Have some caffeine. It can help you get through the day without any high-calorie pick-me-ups. It won’t solve your bigger issue of chronic sleep loss, but it’s a good short-term fix until you get back on track.
Portion out a serving. You probably don’t have the energy to fight it, so try this trick: Before you dig in, dole out a small amount of the food you want (on a plate) and put the rest away.
4. Ask yourself: Am I a creature of habit?

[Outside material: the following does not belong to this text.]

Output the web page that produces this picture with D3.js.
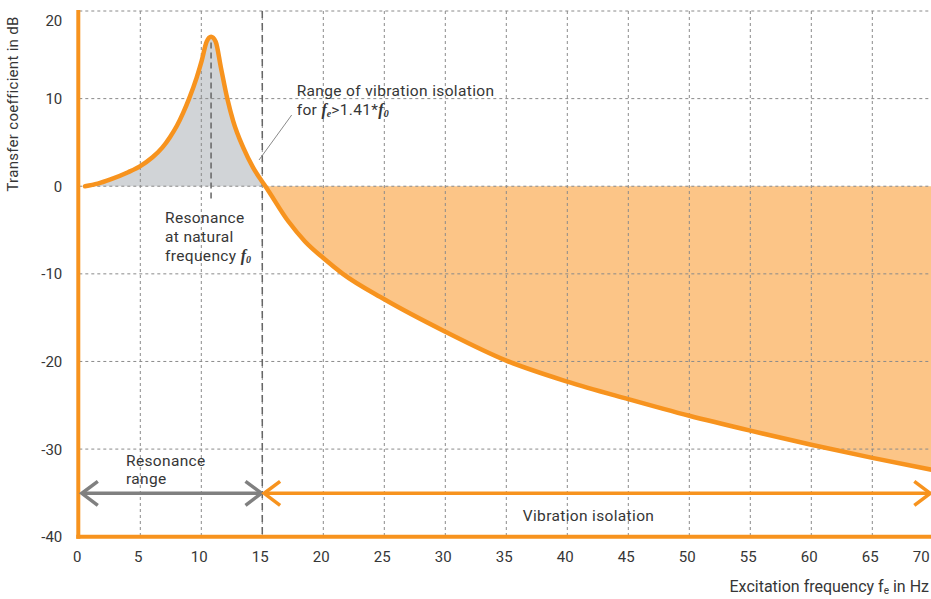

You may not realize it, but seemingly innocent routines, such as eating cheese popcorn while watching TV, create powerful associations. “The brain loves routine,” says Bob Maurer, PhD, author of One Small Step Can Change Your Life. The thought of letting go of these patterns can cause a fear response in an area of the brain called the amygdala. “Once the food hits your lips, the fear response shuts off in a heartbeat,” says Maurer.
Eliminate sensory cues. Smells, sights, and sounds all act as powerful triggers. Watch TV in your basement or bedroom so you’re far away from the kitchen full of snacks.
Picture yourself healthy. Try Maurer’s “stop technique”: Every time the food you crave pops into your head, think, Stop! Then, picture a healthy image (say, you lean and fit). After a while, your brain will dismiss the food image and the craving will subside. “One of my clients did this four or five times a day, and within 2 weeks, she stopped turning to sweets every night after dinner,” he says.
Shift your focus. Australian researchers found that distracting your brain really does work. When a food craving hits, divert your attention to something visual not related to food, like typing an email.